The most unique thing about the action film Momentum is the fact that the star of the film isn’t Tom Cruise or Jason Statham. This time, it’s former bond girl Olga Kurylenko (Quantum of Solace). It’s a breath of fresh air to know that a woman besides Angelina Jolie is allowed to do these kinds of movies.

Kurylenko plays Alex, a mysterious woman involved in a bank heist gone wrong. When her face is revealed during the robbery, she has to go on the run. Meanwhile another mysterious group of people want what she helped steal, and will do anything to get it back.

Kurylenko struggles to make a lot of the dialogue feel authentic, but thankfully she’s more than capable of holding her own in the fighting and car chase scenes.
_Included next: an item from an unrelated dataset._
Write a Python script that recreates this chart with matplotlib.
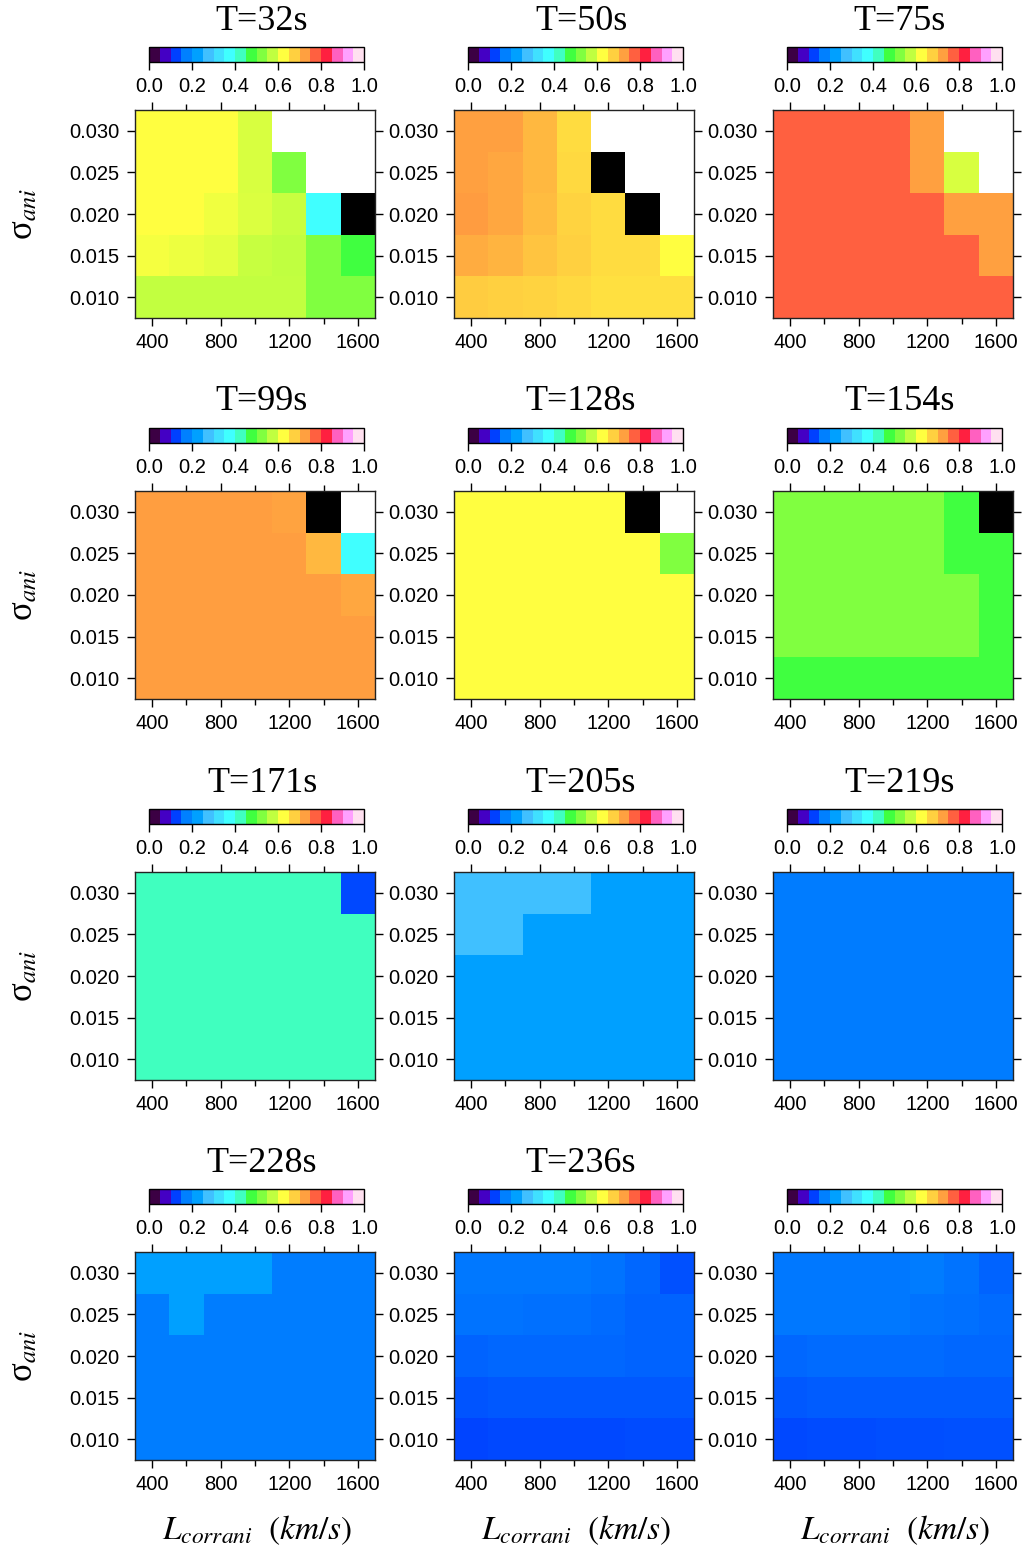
import numpy as np
import matplotlib
matplotlib.use('Agg')
import matplotlib.pyplot as plt
from matplotlib.colors import LinearSegmentedColormap, ListedColormap, BoundaryNorm, Normalize
from matplotlib.cm import ScalarMappable
from matplotlib.ticker import MultipleLocator, FormatStrFormatter

plt.rcParams['font.family'] = ['Liberation Sans', 'DejaVu Sans']
plt.rcParams['mathtext.fontset'] = 'stix'

nan = np.nan
BLK = -1.0  # cells drawn black

# grid axes
L_corr = [400, 600, 800, 1000, 1200, 1400, 1600]
sigma = [0.030, 0.025, 0.020, 0.015, 0.010]   # rows top -> bottom

# colour scale (20 bins from 0 to 1)
scale_colors = ['#3c0044', '#4400c4', '#0040ff', '#0080ff', '#00a0ff',
                '#40c0ff', '#40e0ff', '#40ffff', '#40ffc0', '#40ff40',
                '#80ff40', '#c0ff40', '#ffff40', '#ffd040', '#ffa040',
                '#ff6040', '#ff2040', '#ff60c0', '#ffa0ff', '#ffe0f0']

titles = ['T=32s', 'T=50s', 'T=75s', 'T=99s', 'T=128s', 'T=154s',
          'T=171s', 'T=205s', 'T=219s', 'T=228s', 'T=236s', '']

t32 = [[0.625, 0.625, 0.625, 0.594, nan, nan, nan],
       [0.625, 0.625, 0.625, 0.594, 0.525, nan, nan],
       [0.625, 0.625, 0.613, 0.596, 0.582, 0.375, BLK],
       [0.617, 0.611, 0.603, 0.581, 0.575, 0.525, 0.475],
       [0.577, 0.577, 0.577, 0.577, 0.577, 0.525, 0.525]]
t50 = [[0.725, 0.725, 0.700, 0.662, nan, nan, nan],
       [0.725, 0.717, 0.700, 0.666, BLK, nan, nan],
       [0.728, 0.717, 0.696, 0.671, 0.662, BLK, nan],
       [0.712, 0.704, 0.687, 0.675, 0.662, 0.662, 0.625],
       [0.679, 0.675, 0.671, 0.666, 0.658, 0.658, 0.658]]
t75 = [[0.775, 0.775, 0.775, 0.775, 0.725, nan, nan],
       [0.775, 0.775, 0.775, 0.775, 0.725, 0.594, nan],
       [0.775, 0.775, 0.775, 0.775, 0.775, 0.725, 0.725],
       [0.775, 0.775, 0.775, 0.775, 0.775, 0.775, 0.725],
       [0.775, 0.775, 0.775, 0.775, 0.775, 0.775, 0.775]]
t99 = [[0.726, 0.726, 0.726, 0.726, 0.721, BLK, nan],
       [0.726, 0.726, 0.726, 0.726, 0.726, 0.700, 0.375],
       [0.726, 0.726, 0.726, 0.726, 0.726, 0.726, 0.717],
       [0.726, 0.726, 0.726, 0.726, 0.726, 0.726, 0.726],
       [0.726, 0.726, 0.726, 0.726, 0.726, 0.726, 0.726]]
t128 = [[0.625, 0.625, 0.625, 0.625, 0.625, BLK, nan],
        [0.625, 0.625, 0.625, 0.625, 0.625, 0.625, 0.525],
        [0.625, 0.625, 0.625, 0.625, 0.625, 0.625, 0.625],
        [0.625, 0.625, 0.625, 0.625, 0.625, 0.625, 0.625],
        [0.625, 0.625, 0.625, 0.625, 0.625, 0.625, 0.625]]
t154 = [[0.525, 0.525, 0.525, 0.525, 0.525, 0.475, BLK],
        [0.525, 0.525, 0.525, 0.525, 0.525, 0.475, 0.475],
        [0.525, 0.525, 0.525, 0.525, 0.525, 0.525, 0.475],
        [0.525, 0.525, 0.525, 0.525, 0.525, 0.525, 0.475],
        [0.475, 0.475, 0.475, 0.475, 0.475, 0.475, 0.475]]
t171 = [[0.425, 0.425, 0.425, 0.425, 0.425, 0.425, 0.131],
        [0.425, 0.425, 0.425, 0.425, 0.425, 0.425, 0.425],
        [0.425, 0.425, 0.425, 0.425, 0.425, 0.425, 0.425],
        [0.425, 0.425, 0.425, 0.425, 0.425, 0.425, 0.425],
        [0.425, 0.425, 0.425, 0.425, 0.425, 0.425, 0.425]]
t205 = [[0.275, 0.275, 0.275, 0.275, 0.225, 0.225, 0.225],
        [0.275, 0.275, 0.225, 0.225, 0.225, 0.225, 0.225],
        [0.225, 0.225, 0.225, 0.225, 0.225, 0.225, 0.225],
        [0.225, 0.225, 0.225, 0.225, 0.225, 0.225, 0.225],
        [0.225, 0.225, 0.225, 0.225, 0.225, 0.225, 0.225]]
t219 = [[0.172, 0.172, 0.172, 0.172, 0.172, 0.172, 0.172],
        [0.172, 0.172, 0.172, 0.172, 0.172, 0.172, 0.172],
        [0.172, 0.172, 0.172, 0.172, 0.172, 0.172, 0.172],
        [0.172, 0.172, 0.172, 0.172, 0.172, 0.172, 0.172],
        [0.172, 0.172, 0.172, 0.172, 0.172, 0.172, 0.172]]
t228 = [[0.225, 0.225, 0.225, 0.225, 0.173, 0.173, 0.173],
        [0.173, 0.225, 0.173, 0.173, 0.173, 0.173, 0.173],
        [0.173, 0.173, 0.173, 0.173, 0.173, 0.173, 0.173],
        [0.173, 0.173, 0.173, 0.173, 0.173, 0.173, 0.173],
        [0.173, 0.173, 0.173, 0.173, 0.173, 0.173, 0.173]]
t236 = [[0.169, 0.169, 0.169, 0.169, 0.166, 0.156, 0.138],
        [0.166, 0.166, 0.163, 0.163, 0.159, 0.153, 0.153],
        [0.153, 0.156, 0.156, 0.156, 0.156, 0.153, 0.153],
        [0.141, 0.144, 0.144, 0.144, 0.144, 0.144, 0.144],
        [0.128, 0.131, 0.131, 0.131, 0.131, 0.134, 0.134]]
t_last = [[0.169, 0.169, 0.169, 0.169, 0.172, 0.166, 0.153],
          [0.169, 0.169, 0.169, 0.169, 0.166, 0.163, 0.159],
          [0.156, 0.159, 0.159, 0.159, 0.159, 0.156, 0.156],
          [0.144, 0.147, 0.147, 0.147, 0.147, 0.147, 0.147],
          [0.131, 0.134, 0.134, 0.136, 0.136, 0.138, 0.138]]

panels = [t32, t50, t75, t99, t128, t154, t171, t205, t219, t228, t236, t_last]

# continuous map through the bin colours (bin centres) for the cells
nodes = [(0.0, scale_colors[0])]
for i, c in enumerate(scale_colors):
    nodes.append(((i + 0.5) / 20, c))
nodes.append((1.0, scale_colors[-1]))
cell_cmap = LinearSegmentedColormap.from_list('cells', nodes, N=1024)
cell_cmap.set_under('black')
cell_cmap.set_bad('white')
bar_cmap = ListedColormap(scale_colors)
bar_norm = BoundaryNorm(np.linspace(0, 1, 21), 20)

W, H = 1023, 1549
fig = plt.figure(figsize=(W / 100, H / 100), dpi=100)

col_left = [135, 454, 773]
row_top = [110, 491, 872, 1252]
ax_w, ax_h = 240, 208

xc = np.array(L_corr)
yc = np.array(sigma)[::-1]

for k, data in enumerate(panels):
    r, c = divmod(k, 3)
    x0 = col_left[c]
    y0 = row_top[r]
    ax = fig.add_axes([x0 / W, 1 - (y0 + ax_h) / H, ax_w / W, ax_h / H])
    z = np.array(data, dtype=float)[::-1]
    ax.pcolormesh(xc, yc, np.ma.masked_invalid(z), cmap=cell_cmap,
                  norm=Normalize(0, 1), shading='nearest')
    ax.set_xlim(300, 1700)
    ax.set_ylim(0.0075, 0.0325)
    ax.set_xticks([400, 800, 1200, 1600])
    ax.xaxis.set_minor_locator(MultipleLocator(200))
    ax.set_yticks([0.010, 0.015, 0.020, 0.025, 0.030])
    ax.yaxis.set_major_formatter(FormatStrFormatter('%.3f'))
    ax.tick_params(which='both', direction='out', top=True, right=True,
                   labelsize=14.5, width=1)
    ax.tick_params(axis='x', pad=4.5)
    ax.tick_params(axis='y', pad=5)
    ax.tick_params(which='major', length=6)
    ax.tick_params(which='minor', length=4)
    for sp in ax.spines.values():
        sp.set_linewidth(1)
        sp.set_color('#222222')

    # colour bar above each panel
    cax = fig.add_axes([(x0 + 14) / W, 1 - (y0 - 48) / H, 215 / W, 15 / H])
    cb = fig.colorbar(ScalarMappable(norm=bar_norm, cmap=bar_cmap), cax=cax,
                      orientation='horizontal', ticks=[0, 0.2, 0.4, 0.6, 0.8, 1.0])
    cb.ax.xaxis.set_major_formatter(FormatStrFormatter('%.1f'))
    cb.ax.tick_params(labelsize=14.5, length=6, width=1, direction='out', pad=4.5)
    cb.ax.minorticks_off()
    cb.outline.set_linewidth(1)

    if titles[k]:
        fig.text((x0 + ax_w / 2 + 7) / W, 1 - (21 + r * 381) / H, titles[k],
                 ha='center', va='center', fontsize=26, family='Liberation Serif')

    if c == 0:
        fig.text(24 / W, 1 - (y0 + ax_h / 2) / H, r'σ$_{ani}$', rotation=90,
                 ha='center', va='center', fontsize=25, family='Liberation Serif')
    if r == 3:
        fig.text((x0 + ax_w / 2 + 2) / W, 1 - 1530 / H, r'$L_{corrani}\ \ (km/s)$',
                 ha='center', va='center', fontsize=24)

fig.savefig('out.png', dpi=100)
Its unfortunate that the director felt compelled to include a few completely unnecessary shots of Kurylenko lounging around in sexy underwear. But at least Kurylenko spends the rest of the movie using her strength instead of her sexuality.

Kurylenko’s adversary in the film is Rome alum James Purefoy. It’s not much of a stretch to say he’s the strongest actor of the bunch. Similar to his portrayal of Mark Anthony, Purefoy’s in charge of bringing the charm and playful banter to the story. Except Purefoy is so charming that at times you forget that he’s supposed to want to hunt and kill Alex, not flirt with her. Perhaps a romantic comedy next time James?

In many ways, Momentum is nothing more than a formulaic action thriller. The plot is razor thin, the dialogue ridiculous, and the chemistry between the leads extremely questionable. So why then would anyone want to invest time and money in this movie? The same reason you watch all action films; to watch good looking people kick the shit out of each other and see big explosions. And on those two counts Momentum happily delivers the goods.